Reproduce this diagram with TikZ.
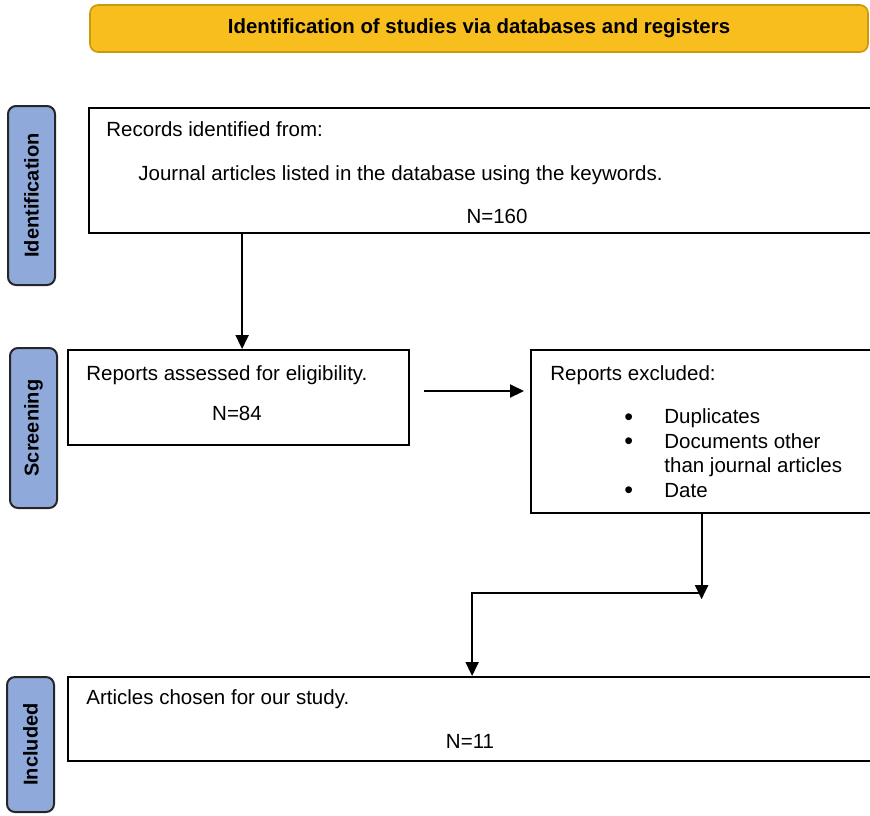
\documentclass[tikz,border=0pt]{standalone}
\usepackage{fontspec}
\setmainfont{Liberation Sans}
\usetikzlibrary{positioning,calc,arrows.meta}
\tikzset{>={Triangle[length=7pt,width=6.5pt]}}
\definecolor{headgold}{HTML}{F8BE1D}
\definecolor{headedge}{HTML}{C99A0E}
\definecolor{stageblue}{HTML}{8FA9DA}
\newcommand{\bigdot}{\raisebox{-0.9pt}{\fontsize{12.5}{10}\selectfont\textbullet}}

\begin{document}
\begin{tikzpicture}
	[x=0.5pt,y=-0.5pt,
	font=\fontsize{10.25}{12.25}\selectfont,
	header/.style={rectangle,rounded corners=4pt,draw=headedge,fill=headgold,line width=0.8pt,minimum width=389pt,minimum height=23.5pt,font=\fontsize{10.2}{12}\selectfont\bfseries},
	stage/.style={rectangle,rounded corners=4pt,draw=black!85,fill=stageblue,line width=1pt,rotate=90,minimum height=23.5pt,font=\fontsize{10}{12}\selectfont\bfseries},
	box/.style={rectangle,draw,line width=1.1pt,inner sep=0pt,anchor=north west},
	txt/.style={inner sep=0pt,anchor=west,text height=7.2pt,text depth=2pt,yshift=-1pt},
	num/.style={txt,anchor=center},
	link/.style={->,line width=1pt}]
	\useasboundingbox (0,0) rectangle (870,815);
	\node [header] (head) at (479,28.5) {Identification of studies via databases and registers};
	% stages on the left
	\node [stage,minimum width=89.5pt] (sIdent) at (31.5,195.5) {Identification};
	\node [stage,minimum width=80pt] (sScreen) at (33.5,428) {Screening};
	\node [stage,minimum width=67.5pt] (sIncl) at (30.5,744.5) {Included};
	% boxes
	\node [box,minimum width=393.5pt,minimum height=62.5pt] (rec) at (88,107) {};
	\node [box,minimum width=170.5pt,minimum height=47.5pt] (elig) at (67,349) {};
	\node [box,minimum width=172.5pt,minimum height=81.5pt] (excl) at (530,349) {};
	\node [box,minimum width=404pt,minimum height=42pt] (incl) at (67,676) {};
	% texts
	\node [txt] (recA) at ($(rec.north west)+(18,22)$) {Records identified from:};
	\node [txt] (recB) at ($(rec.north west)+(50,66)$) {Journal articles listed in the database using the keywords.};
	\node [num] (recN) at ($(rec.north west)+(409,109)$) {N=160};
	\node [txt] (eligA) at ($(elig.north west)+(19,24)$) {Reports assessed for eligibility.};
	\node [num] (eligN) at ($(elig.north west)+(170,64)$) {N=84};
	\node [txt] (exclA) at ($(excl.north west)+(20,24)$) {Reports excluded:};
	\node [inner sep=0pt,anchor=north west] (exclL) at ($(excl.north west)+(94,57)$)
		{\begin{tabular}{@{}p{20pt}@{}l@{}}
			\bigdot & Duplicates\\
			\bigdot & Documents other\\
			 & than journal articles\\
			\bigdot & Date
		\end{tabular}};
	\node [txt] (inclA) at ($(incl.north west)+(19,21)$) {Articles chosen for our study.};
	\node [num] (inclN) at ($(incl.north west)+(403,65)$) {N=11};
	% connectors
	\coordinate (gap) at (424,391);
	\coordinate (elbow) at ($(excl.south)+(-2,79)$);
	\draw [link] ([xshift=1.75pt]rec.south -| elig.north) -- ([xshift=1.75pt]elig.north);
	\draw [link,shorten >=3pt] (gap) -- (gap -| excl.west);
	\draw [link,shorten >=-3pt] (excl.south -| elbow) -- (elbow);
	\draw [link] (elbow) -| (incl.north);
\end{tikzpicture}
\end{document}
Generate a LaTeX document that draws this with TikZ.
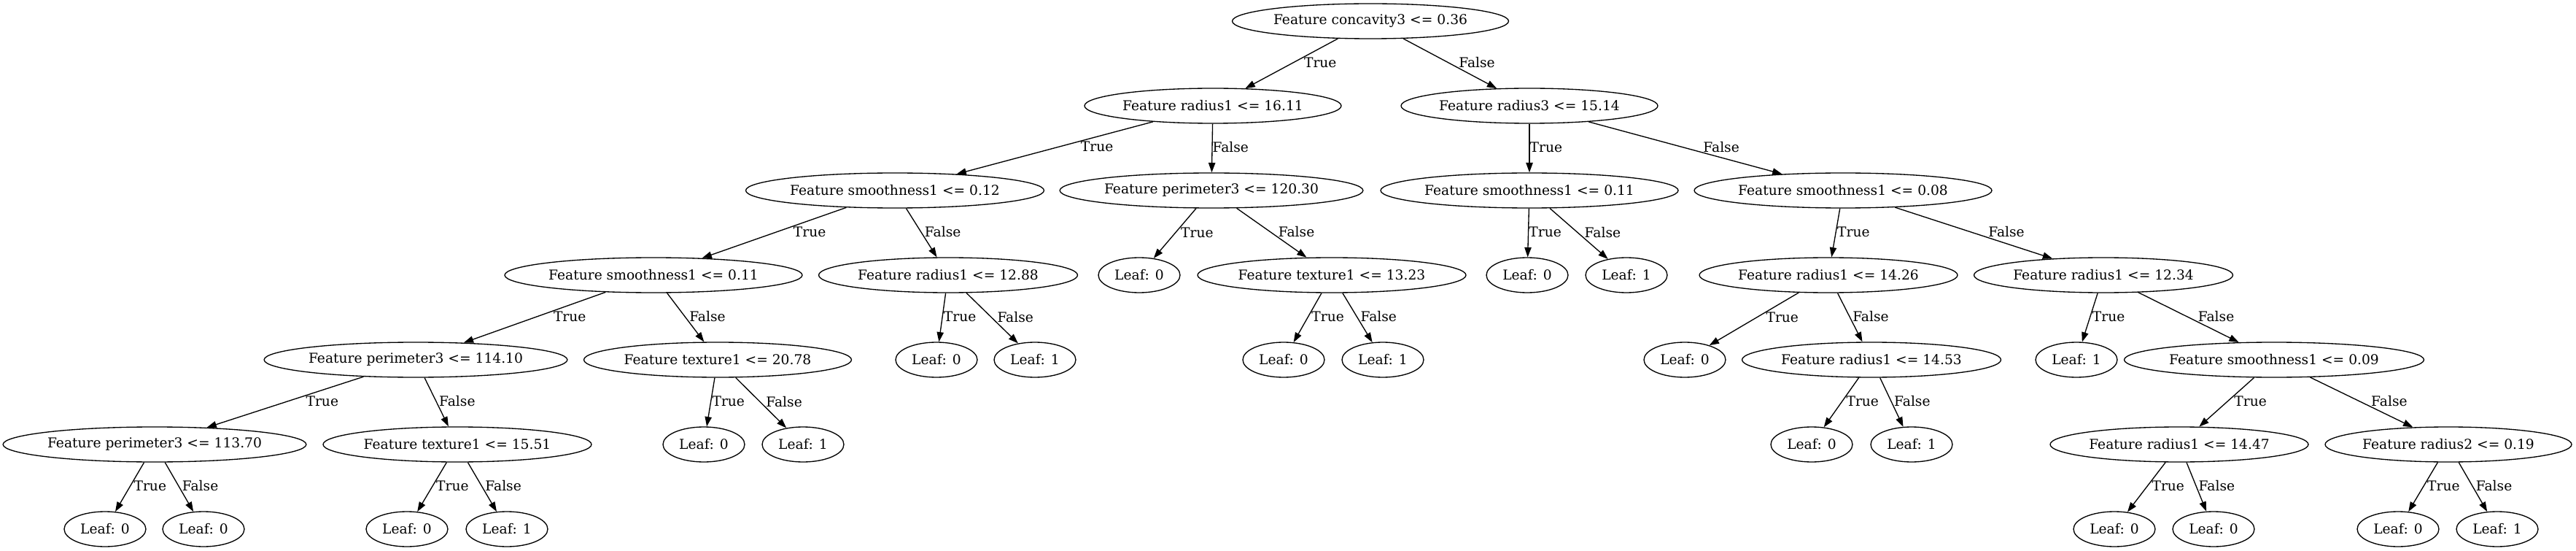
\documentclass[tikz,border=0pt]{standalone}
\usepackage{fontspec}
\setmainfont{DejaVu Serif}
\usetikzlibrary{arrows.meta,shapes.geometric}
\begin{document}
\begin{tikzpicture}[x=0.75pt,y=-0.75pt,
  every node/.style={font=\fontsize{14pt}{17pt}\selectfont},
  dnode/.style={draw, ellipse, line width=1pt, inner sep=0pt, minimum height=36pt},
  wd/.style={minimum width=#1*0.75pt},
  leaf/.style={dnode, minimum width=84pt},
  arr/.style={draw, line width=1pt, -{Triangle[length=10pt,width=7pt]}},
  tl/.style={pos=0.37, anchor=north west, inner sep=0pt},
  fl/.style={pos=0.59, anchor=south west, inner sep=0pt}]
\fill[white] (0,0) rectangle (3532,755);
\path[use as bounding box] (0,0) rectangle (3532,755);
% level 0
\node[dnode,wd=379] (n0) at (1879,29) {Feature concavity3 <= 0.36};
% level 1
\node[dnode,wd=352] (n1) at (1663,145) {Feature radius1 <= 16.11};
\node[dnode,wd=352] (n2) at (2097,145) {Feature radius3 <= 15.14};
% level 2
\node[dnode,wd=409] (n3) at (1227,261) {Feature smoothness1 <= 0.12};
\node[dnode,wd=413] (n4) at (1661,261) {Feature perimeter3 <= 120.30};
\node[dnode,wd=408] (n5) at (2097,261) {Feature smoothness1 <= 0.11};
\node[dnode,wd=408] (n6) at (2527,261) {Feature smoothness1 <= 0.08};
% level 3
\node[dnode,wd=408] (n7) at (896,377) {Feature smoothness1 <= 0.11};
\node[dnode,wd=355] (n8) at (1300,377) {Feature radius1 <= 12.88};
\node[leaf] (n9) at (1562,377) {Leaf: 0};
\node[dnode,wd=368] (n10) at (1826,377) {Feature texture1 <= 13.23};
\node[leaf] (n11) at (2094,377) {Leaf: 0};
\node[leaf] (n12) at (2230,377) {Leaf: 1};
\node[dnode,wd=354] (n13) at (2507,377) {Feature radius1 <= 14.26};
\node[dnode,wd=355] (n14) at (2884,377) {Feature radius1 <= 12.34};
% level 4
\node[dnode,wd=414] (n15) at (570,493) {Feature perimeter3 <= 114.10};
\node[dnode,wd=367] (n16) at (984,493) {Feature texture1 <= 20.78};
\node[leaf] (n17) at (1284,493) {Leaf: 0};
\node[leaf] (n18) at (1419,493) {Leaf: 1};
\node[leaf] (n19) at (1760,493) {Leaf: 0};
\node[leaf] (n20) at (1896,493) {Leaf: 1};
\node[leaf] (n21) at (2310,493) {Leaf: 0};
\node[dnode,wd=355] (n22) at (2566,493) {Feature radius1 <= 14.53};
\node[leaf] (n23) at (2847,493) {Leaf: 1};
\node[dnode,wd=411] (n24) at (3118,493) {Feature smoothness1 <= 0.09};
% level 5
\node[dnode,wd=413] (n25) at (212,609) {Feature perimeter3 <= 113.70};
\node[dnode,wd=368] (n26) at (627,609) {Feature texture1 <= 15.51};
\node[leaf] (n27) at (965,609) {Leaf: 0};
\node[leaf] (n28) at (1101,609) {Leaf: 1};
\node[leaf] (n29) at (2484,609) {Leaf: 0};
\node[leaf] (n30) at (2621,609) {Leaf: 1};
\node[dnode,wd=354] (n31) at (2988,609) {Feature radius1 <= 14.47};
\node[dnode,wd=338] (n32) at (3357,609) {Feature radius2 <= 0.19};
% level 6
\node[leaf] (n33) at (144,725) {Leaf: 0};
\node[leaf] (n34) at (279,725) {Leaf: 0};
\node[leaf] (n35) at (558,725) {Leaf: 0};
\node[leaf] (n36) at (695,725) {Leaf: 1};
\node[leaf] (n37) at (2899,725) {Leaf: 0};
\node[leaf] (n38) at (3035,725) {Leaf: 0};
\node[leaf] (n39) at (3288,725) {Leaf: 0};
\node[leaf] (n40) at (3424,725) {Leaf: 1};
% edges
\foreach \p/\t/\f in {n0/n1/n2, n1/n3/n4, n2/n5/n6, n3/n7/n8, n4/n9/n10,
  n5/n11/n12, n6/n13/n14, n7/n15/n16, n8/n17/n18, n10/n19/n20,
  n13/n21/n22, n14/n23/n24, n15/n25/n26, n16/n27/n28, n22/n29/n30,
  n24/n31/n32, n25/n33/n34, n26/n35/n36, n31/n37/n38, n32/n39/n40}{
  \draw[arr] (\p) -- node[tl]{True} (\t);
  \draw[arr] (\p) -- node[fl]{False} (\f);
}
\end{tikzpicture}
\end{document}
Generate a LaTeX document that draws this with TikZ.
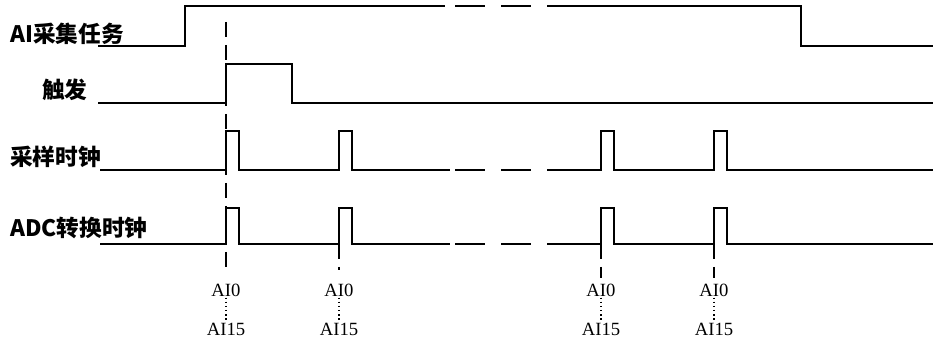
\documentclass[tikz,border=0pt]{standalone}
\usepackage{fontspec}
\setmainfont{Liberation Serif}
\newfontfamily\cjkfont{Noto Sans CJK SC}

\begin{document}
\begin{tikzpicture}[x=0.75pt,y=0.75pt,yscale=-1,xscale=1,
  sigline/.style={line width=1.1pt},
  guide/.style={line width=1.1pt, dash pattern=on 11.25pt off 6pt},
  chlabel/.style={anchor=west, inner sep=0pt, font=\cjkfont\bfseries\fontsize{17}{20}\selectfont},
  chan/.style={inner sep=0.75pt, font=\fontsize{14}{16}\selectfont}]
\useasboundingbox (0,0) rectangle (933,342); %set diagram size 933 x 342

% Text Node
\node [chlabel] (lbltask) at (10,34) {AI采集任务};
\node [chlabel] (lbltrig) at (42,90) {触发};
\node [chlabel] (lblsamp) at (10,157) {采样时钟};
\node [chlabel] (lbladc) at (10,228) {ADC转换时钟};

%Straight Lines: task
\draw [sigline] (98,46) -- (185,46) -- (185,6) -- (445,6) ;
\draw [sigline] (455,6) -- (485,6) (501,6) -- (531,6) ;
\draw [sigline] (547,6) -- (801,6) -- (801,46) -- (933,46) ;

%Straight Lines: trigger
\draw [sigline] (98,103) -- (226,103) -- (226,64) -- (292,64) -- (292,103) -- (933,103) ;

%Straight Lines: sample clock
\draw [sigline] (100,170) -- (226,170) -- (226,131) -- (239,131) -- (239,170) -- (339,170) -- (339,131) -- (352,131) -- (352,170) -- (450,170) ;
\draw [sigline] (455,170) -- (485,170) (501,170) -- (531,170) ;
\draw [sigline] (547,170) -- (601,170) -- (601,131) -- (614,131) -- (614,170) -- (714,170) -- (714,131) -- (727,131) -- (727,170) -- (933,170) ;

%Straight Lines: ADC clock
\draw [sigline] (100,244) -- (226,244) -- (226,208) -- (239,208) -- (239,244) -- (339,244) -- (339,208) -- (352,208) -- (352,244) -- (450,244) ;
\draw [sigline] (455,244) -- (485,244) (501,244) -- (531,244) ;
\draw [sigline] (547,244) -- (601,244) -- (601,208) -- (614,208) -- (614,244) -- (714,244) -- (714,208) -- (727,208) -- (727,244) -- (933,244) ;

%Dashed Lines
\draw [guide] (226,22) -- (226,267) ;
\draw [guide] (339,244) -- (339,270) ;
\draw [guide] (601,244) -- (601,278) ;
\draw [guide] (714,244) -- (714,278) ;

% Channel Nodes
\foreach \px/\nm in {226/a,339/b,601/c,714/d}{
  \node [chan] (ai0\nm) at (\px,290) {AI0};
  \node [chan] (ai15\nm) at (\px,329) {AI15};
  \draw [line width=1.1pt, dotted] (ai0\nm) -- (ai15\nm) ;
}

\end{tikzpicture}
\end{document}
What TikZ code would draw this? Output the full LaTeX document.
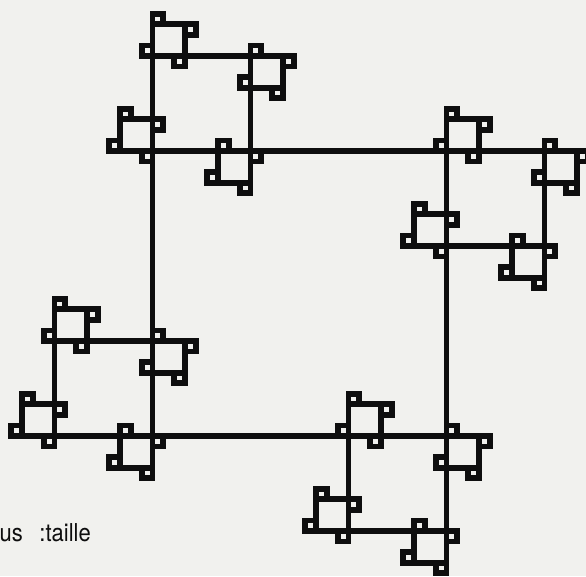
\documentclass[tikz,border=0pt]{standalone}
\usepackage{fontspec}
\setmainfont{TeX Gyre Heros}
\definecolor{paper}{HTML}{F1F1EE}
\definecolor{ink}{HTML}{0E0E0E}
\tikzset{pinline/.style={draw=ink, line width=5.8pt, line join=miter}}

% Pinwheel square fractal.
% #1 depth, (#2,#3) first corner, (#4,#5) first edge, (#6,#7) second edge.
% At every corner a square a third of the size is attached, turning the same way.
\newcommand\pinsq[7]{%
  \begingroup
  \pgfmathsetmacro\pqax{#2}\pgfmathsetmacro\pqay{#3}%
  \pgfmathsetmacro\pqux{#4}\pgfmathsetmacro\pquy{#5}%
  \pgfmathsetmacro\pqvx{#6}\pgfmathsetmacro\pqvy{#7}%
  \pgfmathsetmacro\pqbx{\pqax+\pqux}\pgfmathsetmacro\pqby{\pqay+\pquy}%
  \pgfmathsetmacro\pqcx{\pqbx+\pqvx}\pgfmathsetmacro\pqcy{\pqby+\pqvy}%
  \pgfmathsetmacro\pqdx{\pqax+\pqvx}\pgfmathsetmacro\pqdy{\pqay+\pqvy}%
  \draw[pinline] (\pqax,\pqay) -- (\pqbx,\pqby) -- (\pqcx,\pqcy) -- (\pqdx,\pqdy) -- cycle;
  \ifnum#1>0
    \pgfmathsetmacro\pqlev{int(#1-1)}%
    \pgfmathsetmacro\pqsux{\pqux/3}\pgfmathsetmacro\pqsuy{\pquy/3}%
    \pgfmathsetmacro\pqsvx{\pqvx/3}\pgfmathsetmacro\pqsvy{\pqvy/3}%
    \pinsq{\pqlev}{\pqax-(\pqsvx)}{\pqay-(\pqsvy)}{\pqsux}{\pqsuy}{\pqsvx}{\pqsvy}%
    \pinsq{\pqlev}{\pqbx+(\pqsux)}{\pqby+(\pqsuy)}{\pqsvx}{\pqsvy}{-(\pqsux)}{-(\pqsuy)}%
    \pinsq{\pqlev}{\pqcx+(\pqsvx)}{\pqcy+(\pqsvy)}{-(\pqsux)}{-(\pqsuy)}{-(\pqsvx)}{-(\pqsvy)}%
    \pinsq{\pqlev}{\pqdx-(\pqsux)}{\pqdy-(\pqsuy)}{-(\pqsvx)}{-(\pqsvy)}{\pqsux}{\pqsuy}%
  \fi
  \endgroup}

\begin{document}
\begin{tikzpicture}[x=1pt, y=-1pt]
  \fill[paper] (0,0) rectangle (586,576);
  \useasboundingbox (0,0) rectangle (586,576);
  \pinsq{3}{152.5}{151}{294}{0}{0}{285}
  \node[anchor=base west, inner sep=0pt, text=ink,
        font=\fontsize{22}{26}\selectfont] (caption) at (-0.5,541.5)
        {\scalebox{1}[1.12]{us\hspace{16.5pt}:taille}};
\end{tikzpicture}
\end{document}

# # # # #

(Your instructions) Skip all pictures. Output only the lines from the one containing "What TikZ code" to the one containing "line width=5.8pt, line", both lines included.

(Result)
What TikZ code would draw this? Output the full LaTeX document.
\documentclass[tikz,border=0pt]{standalone}
\usepackage{fontspec}
\setmainfont{TeX Gyre Heros}
\definecolor{paper}{HTML}{F1F1EE}
\definecolor{ink}{HTML}{0E0E0E}
\tikzset{pinline/.style={draw=ink, line width=5.8pt, line join=miter}}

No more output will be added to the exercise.